* [What to work on]: Everything from the first line down to the line containing "Chart.register(...registerables);" is to be retyped exactly, both ends included, with pictures left out.

── Supplied records ──

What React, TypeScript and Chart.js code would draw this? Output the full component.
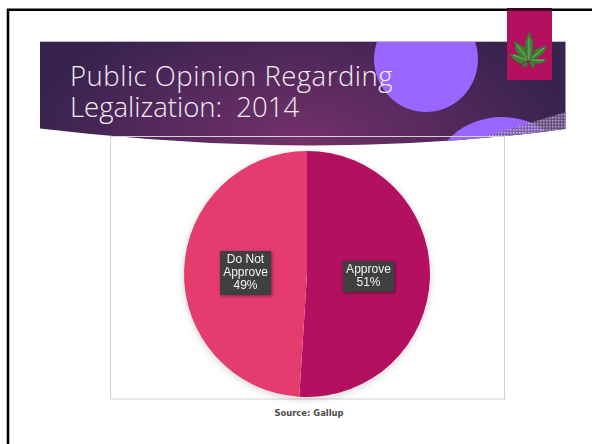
import React, { useEffect, useRef } from "react";
import { Chart, registerables, Plugin } from "chart.js";

Chart.register(...registerables);

const categories = ["Approve", "Do Not Approve"];
const labelLines = [["Approve"], ["Do Not", "Approve"]];
const shares = [51, 49];
const sliceColors = ["#B3105F", "#E53C6F"];

const titleLines = ["Public Opinion Regarding", "Legalization:  2014"];
const sourceNote = "Source: Gallup";

// Soft shadow under the whole pie, plus the dark dotted value tags on each slice.
const pieDecor: Plugin<"pie"> = {
  id: "pieDecor",
  beforeDatasetsDraw(chart) {
    const arc: any = chart.getDatasetMeta(0).data[0];
    const { ctx } = chart;
    ctx.save();
    ctx.shadowColor = "rgba(0,0,0,0.22)";
    ctx.shadowBlur = 9;
    ctx.shadowOffsetY = 2;
    ctx.fillStyle = "#fff";
    ctx.beginPath();
    ctx.arc(arc.x, arc.y, arc.outerRadius - 1, 0, Math.PI * 2);
    ctx.fill();
    ctx.restore();
  },
  afterDatasetsDraw(chart) {
    const { ctx } = chart;
    const lineHeight = 13;
    chart.getDatasetMeta(0).data.forEach((el: any, i) => {
      const pos = el.tooltipPosition();
      const lines = [...labelLines[i], `${shares[i]}%`];
      ctx.save();
      ctx.font = '12px "Liberation Sans", Arial, sans-serif';
      const textW = Math.max(...lines.map((l) => ctx.measureText(l).width));
      const w = Math.round(textW + 6);
      const h = Math.round(lines.length * lineHeight + 5);
      const x = Math.round(pos.x - w / 2);
      const y = Math.round(pos.y - h / 2 + 1);
      ctx.shadowColor = "rgba(0,0,0,0.45)";
      ctx.shadowBlur = 3;
      ctx.shadowOffsetX = 1;
      ctx.shadowOffsetY = 1;
      ctx.fillStyle = "#3F3F3F";
      ctx.fillRect(x, y, w, h);
      ctx.shadowColor = "transparent";
      ctx.fillStyle = "rgba(255,255,255,0.13)";
      for (let dy = 3; dy < h; dy += 7) {
        for (let dx = 3 + (Math.round(dy / 7) % 2) * 4; dx < w; dx += 8) {
          ctx.fillRect(x + dx, y + dy, 1, 1);
        }
      }
      ctx.fillStyle = "#F4F4F4";
      ctx.textAlign = "center";
      ctx.textBaseline = "middle";
      lines.forEach((l, n) => {
        ctx.fillText(l, pos.x, y + 2.5 + lineHeight * (n + 0.5));
      });
      ctx.restore();
    });
  },
};

export default function App() {
  const ref = useRef<HTMLCanvasElement>(null);

  useEffect(() => {
    document.body.style.margin = "0";
    const chart = new Chart(ref.current!, {
      type: "pie",
      data: {
        labels: categories,
        datasets: [{ data: shares, backgroundColor: sliceColors, borderWidth: 0 }],
      },
      options: {
        animation: false,
        responsive: false,
        layout: { padding: { left: 184, right: 162, top: 151, bottom: 47 } },
        plugins: { legend: { display: false }, tooltip: { enabled: false } },
      },
      plugins: [pieDecor],
    });
    return () => chart.destroy();
  }, []);

  return (
    <div style={{ position: "relative", width: 592, height: 444, overflow: "hidden", background: "#fff" }}>
      <svg width={592} height={444} style={{ position: "absolute", left: 0, top: 0 }}>
        <defs>
          <radialGradient id="bandFill" gradientUnits="userSpaceOnUse" cx={300} cy={140} r={270} gradientTransform="translate(0 70) scale(1 0.5)">
            <stop offset="0" stopColor="#733169" />
            <stop offset="0.55" stopColor="#54295C" />
            <stop offset="1" stopColor="#38234F" />
          </radialGradient>
          <clipPath id="bandClip">
            <path d="M40 41.5H565.5V129Q320 162 40 128.5Z" />
          </clipPath>
          <pattern id="weave" width={3} height={3} patternUnits="userSpaceOnUse">
            <rect width={3} height={3} fill="#75608F" />
            <rect width={1.5} height={1.5} fill="#D9CDEB" />
          </pattern>
        </defs>

        <g clipPath="url(#bandClip)">
          <rect x={40} y={41.5} width={526} height={110} fill="url(#bandFill)" />
          <ellipse cx={426} cy={59} rx={52} ry={53} fill="#9966FF" />
          <ellipse cx={502} cy={180} rx={70} ry={63} fill="#9966FF" />
          <path d="M440 150L566 112V150Z" fill="url(#weave)" opacity={0.75} />
        </g>
        <path d="M40 41.5H565.5" stroke="#BDB6C6" strokeWidth={1} />

        <path d="M8 9.7H592M8 8.5V444" stroke="#000" strokeWidth={2.6} fill="none" />

        <rect x={507} y={8} width={45} height={72} fill="#B3105F" />
        <rect x={507} y={8} width={45} height={3} fill="#3A0420" />
        <g fill="#3F8137" stroke="#2F6A2E" strokeWidth={0.5}>
          <path d="M529 32L533 42L532 60L526 60L525 43Z" />
          <path d="M514 41L525 48L528 60L522 58L516 51Z" />
          <path d="M547 46L536 49L530 60L538 57L544 52Z" />
          <path d="M509 54L518 55L528 60L521 64L514 60Z" />
          <path d="M547 60L537 59L529 60L534 64L542 63Z" />
          <path d="M521 67L527 61L527 66Z" />
          <path d="M533 69L529 61L535 63Z" />
        </g>
        <path d="M529 38V60M517 45L527 58M544 48L532 58M513 55L527 60M544 60L531 60" stroke="#7DB070" strokeWidth={1} fill="none" />

        <text fill="#F3EEF3" fontFamily="'Open Sans', sans-serif" fontWeight={300} fontSize={27.5} style={{ whiteSpace: "pre" }}>
          <tspan x={70} y={86} letterSpacing={0.5}>{titleLines[0]}</tspan>
          <tspan x={70} y={117}>{titleLines[1]}</tspan>
        </text>

        <rect x={110.5} y={136.5} width={394} height={262.5} fill="none" stroke="#D2D2D2" strokeWidth={1} />

        <text x={309} y={416} textAnchor="middle" fill="#4A4A4A" fontFamily="'DejaVu Sans', sans-serif" fontWeight={700} fontSize={8.4}>
          {sourceNote}
        </text>
      </svg>
      <canvas ref={ref} width={592} height={444} style={{ position: "absolute", left: 0, top: 0, display: "block" }} />
    </div>
  );
}
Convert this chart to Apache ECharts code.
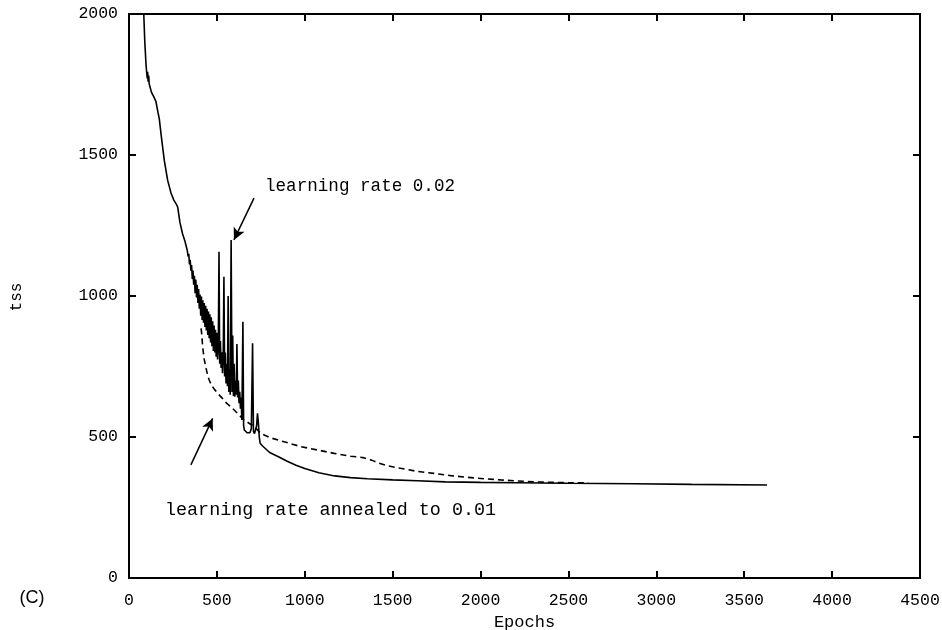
<!DOCTYPE html>
<html>
<head>
<meta charset="utf-8">
<script src="https://cdn.jsdelivr.net/npm/echarts@6/dist/echarts.min.js"></script>
<style>
  html, body { margin: 0; padding: 0; background: #fff; }
  #main { width: 942px; height: 630px; }
</style>
</head>
<body>
<div id="main"></div>
<script>
// x ticks / y ticks
const xTicks = [0, 500, 1000, 1500, 2000, 2500, 3000, 3500, 4000, 4500];
const yTicks = [0, 500, 1000, 1500, 2000];

// learning rate 0.02 run (solid)
const solidEpochs = [
  84, 90, 97, 101, 104, 106, 109, 112, 115, 120, 128, 140, 153, 165, 172, 185, 201, 220, 239, 255,
  270, 277, 290, 305, 318, 328,
  332, 336, 340, 344, 348, 352, 356, 360, 364, 368, 372, 376, 380, 384, 388, 392, 396, 400, 404, 408,
  412, 416, 420, 424, 428, 432, 436, 440, 444, 448, 452, 456, 460, 464, 468, 472, 476, 480, 484, 488,
  492, 496, 500, 504,
  508, 512, 516, 520, 524, 528, 532, 536, 540, 544, 548, 552, 556, 560, 564, 568, 572, 576, 581, 586,
  590, 594, 598, 602, 606, 610, 614, 618, 622, 626, 630, 634, 638, 642, 648, 652, 656, 664, 672, 680,
  688, 696, 703, 708, 714, 720, 726, 731, 736, 741, 746, 760, 800, 850, 900, 950, 1000, 1080, 1170, 1260,
  1356, 1500, 1640, 1800, 2000, 2200, 2492, 2871, 3200, 3630
];
const solidTss = [
  2000, 1900, 1819, 1790, 1772, 1795, 1760, 1782, 1752, 1745, 1722, 1708, 1690, 1650, 1630, 1560, 1480, 1410, 1365, 1340,
  1325, 1315, 1260, 1220, 1195, 1170,
  1160, 1140, 1150, 1112, 1128, 1090, 1110, 1060, 1090, 1040, 1072, 1010, 1058, 995, 1040, 975, 1025, 955, 1005, 930,
  998, 915, 985, 905, 975, 890, 965, 878, 955, 862, 945, 850, 935, 835, 925, 822, 910, 805, 895, 800,
  880, 785, 870, 775,
  820, 1157, 760, 840, 745, 800, 726, 780, 1068, 715, 800, 690, 760, 680, 1000, 660, 740, 650, 1199, 660,
  860, 645, 760, 643, 700, 650, 830, 640, 700, 620, 660, 600, 640, 560, 909, 540, 525, 518, 515, 520,
  515, 530, 832, 520, 512, 515, 540, 584, 550, 500, 478, 468, 445, 430, 414, 400, 388, 373, 362, 356,
  352, 348, 345, 341, 339, 338, 336, 334, 332, 330
];

// learning rate annealed to 0.01 (dashed)
const dashedEpochs = [
  410, 413, 419, 428, 438, 447, 456, 470, 487, 504, 530, 555, 580, 620, 655, 685, 712, 750, 800, 882,
  977, 1072, 1167, 1261, 1330, 1380, 1413, 1470, 1545, 1640, 1735, 1830, 1924, 2020, 2114, 2210, 2303, 2420, 2500, 2614
];
const dashedTss = [
  885, 870, 820, 775, 745, 720, 702, 683, 668, 655, 638, 620, 607, 582, 560, 548, 537, 513, 498, 483,
  466, 454, 442, 432, 427, 418, 409, 398, 389, 378, 371, 363, 357, 352, 348, 344, 341, 339, 338, 337
];

const solidData = solidEpochs.map((e, i) => [e, solidTss[i]]);
const dashedData = dashedEpochs.map((e, i) => [e, dashedTss[i]]);

const chart = echarts.init(document.getElementById('main'));

const tickFont = { color: '#000', fontFamily: 'Liberation Mono', fontSize: 16.5, formatter: v => String(v) };
const axisLine = { show: true, onZero: false, lineStyle: { color: '#000', width: 2 } };
const axisTick = { show: true, inside: true, length: 7, lineStyle: { color: '#000', width: 2 } };

const xBase = { type: 'value', min: xTicks[0], max: xTicks[xTicks.length - 1], interval: 500, splitLine: { show: false }, axisLine, axisTick };
const yBase = { type: 'value', min: yTicks[0], max: yTicks[yTicks.length - 1], interval: 500, splitLine: { show: false }, axisLine, axisTick };

const option = {
  animation: false,
  backgroundColor: '#fff',
  grid: { left: 129, right: 22, top: 14, bottom: 52, containLabel: false, outerBoundsMode: 'none' },
  xAxis: [
    Object.assign({}, xBase, {
      position: 'bottom',
      axisLabel: Object.assign({ margin: 14 }, tickFont),
      name: 'Epochs',
      nameLocation: 'middle',
      nameGap: 32,
      nameTextStyle: { color: '#000', fontFamily: 'Liberation Mono', fontSize: 17 }
    }),
    Object.assign({}, xBase, { position: 'top', axisLabel: { show: false } })
  ],
  yAxis: [
    Object.assign({}, yBase, { position: 'left', axisLabel: Object.assign({ margin: 11 }, tickFont) }),
    Object.assign({}, yBase, { position: 'right', axisLabel: { show: false } })
  ],
  graphic: [
    { type: 'text', x: 265, y: 186, style: { text: 'learning rate 0.02', fontFamily: 'Liberation Mono', fontSize: 17.6, fill: '#000', verticalAlign: 'middle' } },
    { type: 'text', x: 165, y: 510, style: { text: 'learning rate annealed to 0.01', fontFamily: 'Liberation Mono', fontSize: 18.4, fill: '#000', verticalAlign: 'middle' } },
    { type: 'text', x: 32, y: 598, style: { text: '(C)', fontFamily: 'Liberation Sans', fontSize: 18, fill: '#000', align: 'center', verticalAlign: 'middle' } },
    { type: 'text', x: 17, y: 297, rotation: Math.PI / 2, style: { text: 'tss', fontFamily: 'Liberation Mono', fontSize: 16, fill: '#000', align: 'center', verticalAlign: 'middle' } }
  ],
  series: [
    {
      name: 'learning rate 0.02',
      type: 'line',
      data: solidData,
      showSymbol: false,
      clip: true,
      lineStyle: { color: '#000', width: 1.6 },
      markLine: {
        silent: true,
        symbol: ['none', 'arrow'],
        symbolSize: [9, 12],
        label: { show: false },
        lineStyle: { color: '#000', type: 'solid', width: 1.5 },
        data: [
          [{ coord: [711, 1347] }, { coord: [597, 1199] }],
          [{ coord: [352, 401] }, { coord: [476, 566] }]
        ]
      }
    },
    {
      name: 'learning rate annealed to 0.01',
      type: 'line',
      data: dashedData,
      showSymbol: false,
      clip: true,
      lineStyle: { color: '#000', width: 1.6, type: [6, 4] }
    }
  ]
};

chart.setOption(option);
</script>
</body>
</html>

───

* [Finished answer]:
What React, TypeScript and Chart.js code would draw this? Output the full component.
import React, { useEffect, useRef } from "react";
import { Chart, registerables, Plugin } from "chart.js";

Chart.register(...registerables);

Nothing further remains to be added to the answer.